At the noon meal, the stories were told as part of reaffirming the unity of the community, while folks ate on long tables set up in shade just outside of the grounds of the cemetery. (If food was brought into the grounds, it was considered contaminated by its contact with death.) Decoration Day activities were a source of reaffirmation, reestablishing a sense of contact with the identity and uniqueness of those buried within. The mourners could imagine a sense of presence of the departed, with the feeling of reunion an end result.
My grandmother went to her husbands grave at Resthaven at least once a month for almost 20 years. I have a memory of her introducing me to him she told him I was a good boy. Several members of that side of the family have told me that I remind them of him. I first heard stories about him during those visits as we stood around feeding the ducks at the little pond near the entrance.
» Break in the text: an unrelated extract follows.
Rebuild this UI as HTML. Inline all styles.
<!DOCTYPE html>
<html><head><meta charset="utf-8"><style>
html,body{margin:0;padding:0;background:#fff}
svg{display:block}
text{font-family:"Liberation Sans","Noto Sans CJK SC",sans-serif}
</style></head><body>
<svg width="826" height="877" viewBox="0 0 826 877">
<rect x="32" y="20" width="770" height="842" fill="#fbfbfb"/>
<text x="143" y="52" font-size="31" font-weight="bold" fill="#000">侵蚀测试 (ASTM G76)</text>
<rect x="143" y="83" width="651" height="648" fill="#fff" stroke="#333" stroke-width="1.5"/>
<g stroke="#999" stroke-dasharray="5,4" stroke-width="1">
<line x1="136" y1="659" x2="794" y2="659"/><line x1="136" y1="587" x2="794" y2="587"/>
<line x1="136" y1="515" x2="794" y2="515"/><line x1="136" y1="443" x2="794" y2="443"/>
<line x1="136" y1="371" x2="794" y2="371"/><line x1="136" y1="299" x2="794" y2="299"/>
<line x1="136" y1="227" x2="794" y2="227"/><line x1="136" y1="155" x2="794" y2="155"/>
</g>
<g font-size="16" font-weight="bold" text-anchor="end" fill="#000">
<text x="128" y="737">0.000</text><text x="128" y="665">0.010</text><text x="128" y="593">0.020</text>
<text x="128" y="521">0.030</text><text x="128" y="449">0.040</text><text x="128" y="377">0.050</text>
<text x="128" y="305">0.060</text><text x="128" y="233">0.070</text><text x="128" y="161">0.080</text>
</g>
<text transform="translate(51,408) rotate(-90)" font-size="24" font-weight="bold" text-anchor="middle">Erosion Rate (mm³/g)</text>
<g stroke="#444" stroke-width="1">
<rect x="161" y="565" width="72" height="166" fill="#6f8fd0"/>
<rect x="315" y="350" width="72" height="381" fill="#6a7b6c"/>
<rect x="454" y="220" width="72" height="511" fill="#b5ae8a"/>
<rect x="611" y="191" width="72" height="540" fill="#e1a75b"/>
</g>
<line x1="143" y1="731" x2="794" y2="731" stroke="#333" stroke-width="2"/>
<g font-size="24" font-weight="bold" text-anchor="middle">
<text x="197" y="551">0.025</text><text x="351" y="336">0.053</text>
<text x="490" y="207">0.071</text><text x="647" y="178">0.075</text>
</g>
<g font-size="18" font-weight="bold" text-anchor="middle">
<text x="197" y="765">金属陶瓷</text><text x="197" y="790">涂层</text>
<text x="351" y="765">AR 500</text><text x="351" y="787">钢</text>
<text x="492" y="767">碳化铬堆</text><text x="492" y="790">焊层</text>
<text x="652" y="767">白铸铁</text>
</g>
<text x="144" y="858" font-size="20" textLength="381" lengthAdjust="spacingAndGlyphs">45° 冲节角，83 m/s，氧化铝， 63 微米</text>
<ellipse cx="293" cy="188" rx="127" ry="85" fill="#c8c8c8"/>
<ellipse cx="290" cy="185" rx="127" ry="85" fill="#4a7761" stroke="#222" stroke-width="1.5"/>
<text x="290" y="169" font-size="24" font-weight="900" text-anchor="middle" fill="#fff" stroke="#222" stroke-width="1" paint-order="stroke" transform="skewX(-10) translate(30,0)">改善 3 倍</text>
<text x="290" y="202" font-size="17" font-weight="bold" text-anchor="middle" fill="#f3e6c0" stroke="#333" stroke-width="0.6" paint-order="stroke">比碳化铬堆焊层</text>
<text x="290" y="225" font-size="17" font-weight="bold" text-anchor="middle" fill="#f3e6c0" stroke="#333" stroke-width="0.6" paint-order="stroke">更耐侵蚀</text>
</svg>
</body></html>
As the wife of a boomer, having lived in at least a dozen different towns, my grandfathers grave gave my grandmother a permanent spiritual home where she found spiritual renewal and a sense of comfort and security in the place that represented the passage to eternity.
Decoration Day ended with at least one sermon from a local preacher, with attendees often rededicating their lives as tears flowed. Small rural villages experienced a communal emotional release as a result of the days activities, which sometimes resulted in feuds being ended, and past inter-family transgressions forgiven. In retrospective analysis, Decoration Day had much in common with the still celebrated Mexican tradition of El dia de los Muertos, or the Day of the Dead on November 2nd and 3rd of each year.